Context Matters: Institutions and Entrepreneurship

Joshua Hall (Beloit College, Beloit, halljc@beloit.edu)

Journal of Entrepreneurship and Public Policy

ISSN: 2045-2101

Article publication date: 20 April 2012

232

Citation

Hall, J. (2012), "Context Matters: Institutions and Entrepreneurship", Journal of Entrepreneurship and Public Policy, Vol. 1 No. 1, pp. 96-97. https://doi.org/10.1108/20452101211208380

Publisher

:

Emerald Group Publishing Limited

Copyright © 2012, Emerald Group Publishing Limited


One of the frustrating things about studying entrepreneurship is how little scholars look at the effect of institutions on entrepreneurship. When I say institutions, I mean institutions in the Douglass North sense of the term – the formal and informal rules that govern human action. This short monograph by George Mason University economists Peter Boettke and Christopher Coyne goes a long way toward rectifying the current situation.

Their book has seven chapters with the first chapter a short introduction. The second chapter begins where a volume like this should – with a definition of institutions. Here Boettke and Coyne make it clear that they mean institutions in the Douglas North sense and this section is an extremely nice overview of the study of institutions historically. In particular, the authors have an nice discussion of the four views of the emergence of institutions: the efficient institutions view of Demsetz, the group‐conflict view, the Weberian ideology‐based view of institutions, and finally the spontaneous order view.

Boettke and Coyne correctly note that there has been some recent empirical research on the effect of institutions on growth, such as Daron Acemoglu's work. Other than a brief sketching of this research, they do not go into it too heavily. This makes sense, given that the volume is about institutions and entrepreneurship, and very little of the recent empirical work focusses on the effect of institutions on entrepreneurship. (Hence the need for the journal that is in your hands.) The empirical literature needs a theoretical basis, however, and Boettke and Coyne sketch out in Chapter 3 some of the way that economic institutions (such as measured by the Economic Freedom of the World (EFW) annual report of which I am a co‐author) matter for economic outcomes.

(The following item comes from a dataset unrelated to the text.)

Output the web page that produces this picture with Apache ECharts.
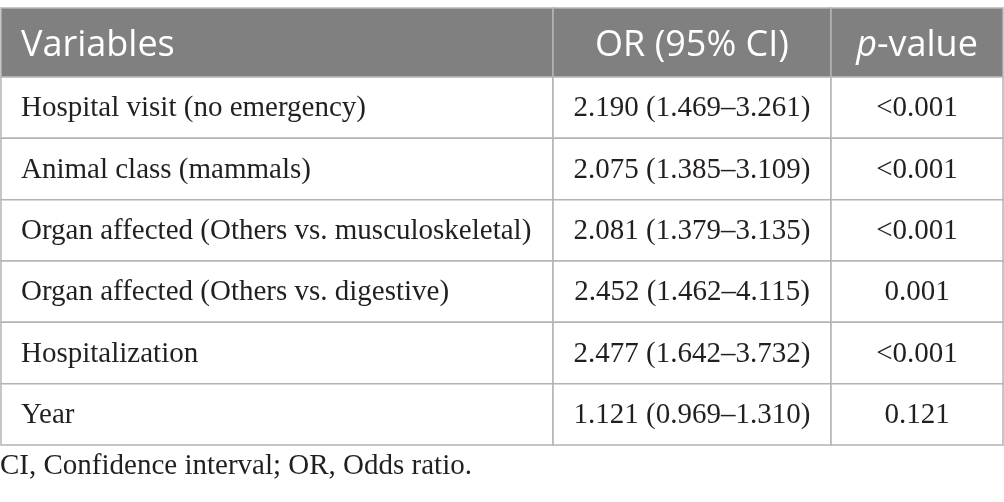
<!DOCTYPE html>
<html>
<head>
<meta charset="utf-8">
<script src="https://cdn.jsdelivr.net/npm/echarts@6/dist/echarts.min.js"></script>
<style>
  html, body { margin: 0; padding: 0; background: #fff; }
  #tabla { width: 1004px; height: 502px; }
</style>
</head>
<body>
<div id="tabla"></div>
<script>
// datos de la tabla
var columnas = ['Variables', 'OR (95% CI)', 'p-value'];
var variables = [
	'Hospital visit (no emergency)',
	'Animal class (mammals)',
	'Organ affected (Others vs. musculoskeletal)',
	'Organ affected (Others vs. digestive)',
	'Hospitalization',
	'Year'
];
var orValor = [2.190, 2.075, 2.081, 2.452, 2.477, 1.121];
var ciInferior = [1.469, 1.385, 1.379, 1.462, 1.642, 0.969];
var ciSuperior = [3.261, 3.109, 3.135, 4.115, 3.732, 1.310];
var pValor = ['<0.001', '<0.001', '<0.001', '0.001', '<0.001', '0.121'];
var nota = 'CI, Confidence interval; OR, Odds ratio.';

// bordes de columnas en unidades del eje x (0..1002)
var bordes = [0, 552, 830, 1002];
var colorBorde = '#b4b4b4';
var fuenteCuerpo = '29px "Liberation Serif", serif';
var fuenteCabecera = '36px "Open Sans", sans-serif';

function textoOR(i) {
	return orValor[i].toFixed(3) + ' (' + ciInferior[i].toFixed(3) + '\u2013' + ciSuperior[i].toFixed(3) + ')';
}

function renderFila(params, api) {
	var fila = api.value(1);
	var medio = api.coord([0, fila])[1];
	var alto = api.size([0, 1])[1];
	var arriba = medio - alto / 2;
	var hijos = [];
	var xs = bordes.map(function (b) { return api.coord([b, fila])[0]; });

	for (var c = 0; c < 3; c++) {
		hijos.push({
			type: 'rect',
			shape: { x: xs[c], y: arriba, width: xs[c + 1] - xs[c], height: alto },
			style: { fill: '#fff', stroke: colorBorde, lineWidth: 1.5 }
		});
	}
	var textos = [
		{ t: variables[fila], x: xs[0] + 20, a: 'left' },
		{ t: textoOR(fila), x: (xs[1] + xs[2]) / 2, a: 'center' },
		{ t: pValor[fila], x: (xs[2] + xs[3]) / 2, a: 'center' }
	];
	textos.forEach(function (item) {
		hijos.push({
			type: 'text',
			x: item.x,
			y: medio + 1,
			style: {
				text: item.t,
				font: fuenteCuerpo,
				fill: '#231f20',
				textAlign: item.a,
				textVerticalAlign: 'middle',
				align: item.a,
				verticalAlign: 'middle'
			}
		});
	});
	return { type: 'group', children: hijos };
}

function initTabla(divName) {
	var dom = document.getElementById(divName);
	var myChart = echarts.init(dom);
	var datos = variables.map(function (v, i) { return [0, i]; });

	// cabecera
	var cab = [];
	var topCab = 8, altoCab = 69;
	var yCab = topCab + altoCab / 2 + 3;
	for (var c = 0; c < 3; c++) {
		cab.push({
			type: 'rect',
			shape: { x: 1 + bordes[c], y: topCab, width: bordes[c + 1] - bordes[c], height: altoCab },
			style: { fill: '#7f807f', stroke: colorBorde, lineWidth: 1.5 }
		});
	}
	cab.push({
		type: 'text', x: 21, y: yCab,
		style: { text: columnas[0], font: fuenteCabecera, fill: '#fff', textAlign: 'left', textVerticalAlign: 'middle', align: 'left', verticalAlign: 'middle' }
	});
	cab.push({
		type: 'text', x: 1 + (bordes[1] + bordes[2]) / 2, y: yCab,
		style: { text: columnas[1], font: fuenteCabecera, fill: '#fff', textAlign: 'center', textVerticalAlign: 'middle', align: 'center', verticalAlign: 'middle' }
	});
	cab.push({
		type: 'text', x: 1 + (bordes[2] + bordes[3]) / 2, y: yCab,
		style: {
			text: '{i|p}{n|-value}',
			textAlign: 'center', textVerticalAlign: 'middle', align: 'center', verticalAlign: 'middle',
			rich: {
				i: { font: 'italic ' + fuenteCabecera, fill: '#fff', color: '#fff' },
				n: { font: fuenteCabecera, fill: '#fff', color: '#fff' }
			}
		}
	});
	cab.push({
		type: 'text', x: 0, y: 466,
		style: { text: nota, font: fuenteCuerpo, fill: '#231f20', textAlign: 'left', textVerticalAlign: 'middle', align: 'left', verticalAlign: 'middle' }
	});

	var option = {
		animation: false,
		grid: { left: 1, right: 1, top: 77, height: 368 },
		xAxis: { type: 'value', min: 0, max: 1002, show: false },
		yAxis: { type: 'category', data: variables, inverse: true, show: false },
		graphic: cab,
		series: [
			{
				type: 'custom',
				renderItem: renderFila,
				encode: { x: 0, y: 1 },
				data: datos
			}
		]
	};

	if (option && typeof option === "object") {
		myChart.setOption(option, true);
	}
}

initTabla('tabla');
</script>
</body>
</html>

Building off the work of William Baumol, the authors explain how institutional improvements can shift out the production possibilities frontier. As Baumol points out, one can assume that entrepreneurial energies are constant over space and what varies are institutions. Some institutions channel individual behavior toward “good” economic outcomes like small business start‐ups, and some channel behavior toward “bad” economic outcomes for society like rent‐seeking. They conclude with a history lesson on the importance of institutions to outcomes with a brief summary of the socialist calculation debate.

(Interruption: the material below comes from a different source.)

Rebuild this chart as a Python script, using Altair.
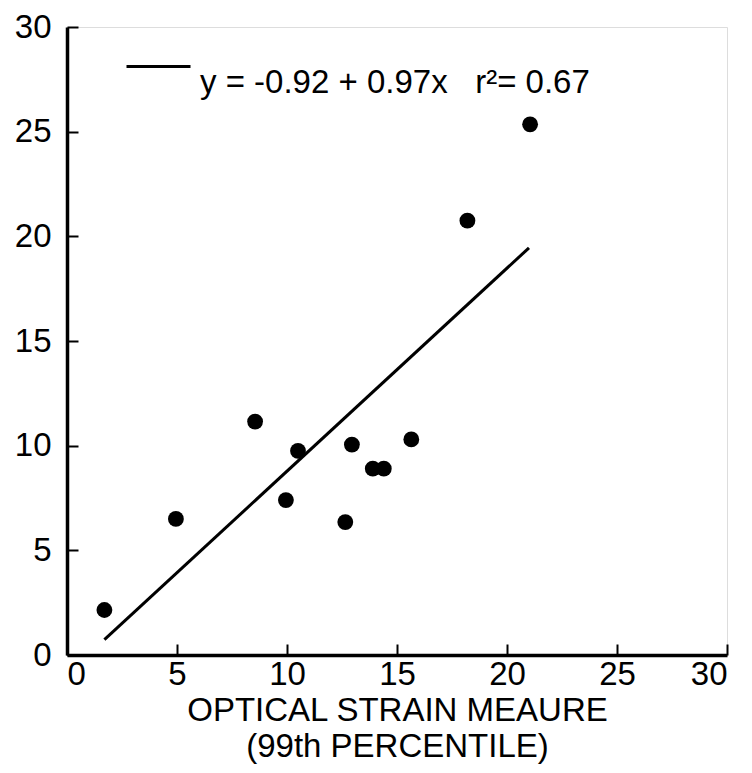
import altair as alt
import pandas as pd

# Data
x_vals = [1.7, 4.95, 8.55, 9.95, 10.5, 12.65, 12.95, 13.9, 14.4, 15.65, 18.2, 21.05]
y_vals = [2.15, 6.5, 11.15, 7.4, 9.75, 6.35, 10.05, 8.9, 8.9, 10.3, 20.75, 25.35]
fit_x = [1.7, 21.0]
fit_y = [0.73, 19.45]
fit_label = "y = -0.92 + 0.97x\u00a0\u00a0\u00a0r\u00b2= 0.67"
tick_values = [0, 5, 10, 15, 20, 25, 30]
x_title = ["OPTICAL STRAIN MEAURE", "(99th PERCENTILE)"]

pts = pd.DataFrame({"x": x_vals, "y": y_vals})
fit = pd.DataFrame({"x": fit_x, "y": fit_y, "label": [fit_label] * len(fit_x)})

W, H = 660, 628
FONT = "Liberation Sans"
FS = 33

xs = alt.Scale(domain=[0, 30], nice=False, zero=False)
ys = alt.Scale(domain=[0, 30], nice=False, zero=False)

points = alt.Chart(pts).mark_circle(size=250, color="black", opacity=1).encode(
    x=alt.X("x:Q", scale=xs, axis=alt.Axis(
        orient="bottom", values=tick_values, ticks=False, grid=False,
        domainColor="black", domainWidth=3.5,
        labelFontSize=FS, labelColor="black", labelPadding=3, labelFont=FONT,
        title=x_title, titleFontSize=FS, titleFontWeight="normal", titleColor="black",
        titleFont=FONT, titleLineHeight=36, titlePadding=3)),
    y=alt.Y("y:Q", scale=ys, axis=alt.Axis(
        orient="left", values=tick_values, ticks=False, grid=False,
        domainColor="black", domainWidth=3.5,
        labelFontSize=FS, labelColor="black", labelPadding=16, labelFont=FONT,
        title=None)),
)

line = alt.Chart(fit).mark_line(strokeWidth=3).encode(
    x=alt.X("x:Q", scale=xs, axis=alt.Axis(
        orient="top", offset=-H, values=tick_values, labels=False, domain=False,
        grid=False, tickSize=11, tickWidth=2, tickColor="black", title=None)),
    y=alt.Y("y:Q", scale=ys, axis=alt.Axis(
        orient="right", offset=-W, values=tick_values, labels=False, domain=False,
        grid=False, tickSize=11, tickWidth=2, tickColor="black", title=None)),
    color=alt.Color("label:N", scale=alt.Scale(range=["black"]), legend=alt.Legend(
        orient="none", legendX=58, legendY=6, title=None, padding=0,
        symbolType="stroke", symbolSize=4096, symbolStrokeWidth=3,
        symbolStrokeColor="black", labelFontSize=FS, labelFont=FONT,
        labelColor="black", labelOffset=8, labelLimit=700, labelBaseline="top")),
)

chart = (
    alt.layer(points, line)
    .resolve_axis(x="independent", y="independent")
    .properties(
        width=W, height=H,
        autosize=alt.AutoSizeParams(type="none"),
        padding={"left": 59, "top": 19, "right": 17, "bottom": 110},
    )
    .configure_view(stroke=None)
    .configure(font=FONT)
)

chart.save("out.html", embed_options={"renderer": "svg", "actions": False})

Chapters 4 and 5 sketch out social and political entrepreneurship, respectively. Boettke and Coyne note that both of these areas of entrepreneurship research, while increasingly popular, suffer from a lack of consensus on what exactly constitutes entrepreneurship. While the authors do not (and cannot) bring forth a consensus, they do a nice job of summarizing and synthesizing the literature in these two areas. What is really nice, however, is that they tie back their discussion of social and political entrepreneurship to their discussion from Chapter 3 on how institutions matter for economic outcomes. The way that the authors consistently return to earlier points is a very nice thing about this volume and is, in my mind, a sign of careful scholarship.

Before concluding with some thoughts on areas for future research, Boettke and Coyne summarize in Chapter 6 the limited research that has been conducted on institutional entrepreneurship. Not surprisingly, given the focus of the Austrian school of economics on entrepreneurship, many of the papers discussed here are by followers of the Austrian school. While not empirical in nature, the papers discussed in this chapter serves as a nice background to recent empirical work focused on the long run sources of economic freedom. (For examples of work in this area, see the papers in Section 4 of my edited book with Robert Lawson, Economic Freedom: Causes and Consequences.)

Boettke and Coyne do a lot in this little volume. If I were teaching about entrepreneurship in a graduate economic development class in a policy school, this would be a nice text to use. There is only one way in which it could be considered to be incomplete and that is that they devote almost no time to how institutions or entrepreneurship are typically operationalized in the empirical literature. For example, over 400 papers use the EFW annual report to proxy for institutional quality. Personally, I would have liked to have heard the authors’ views on using the EFW as a measure of institutions, as well as providing the practicing economist an idea of how they might go out and use this knowledge of institutions in a paper. That is but a minor quibble, however, and does not take away from the fact that this book should be in the library holdings of every serious academic library.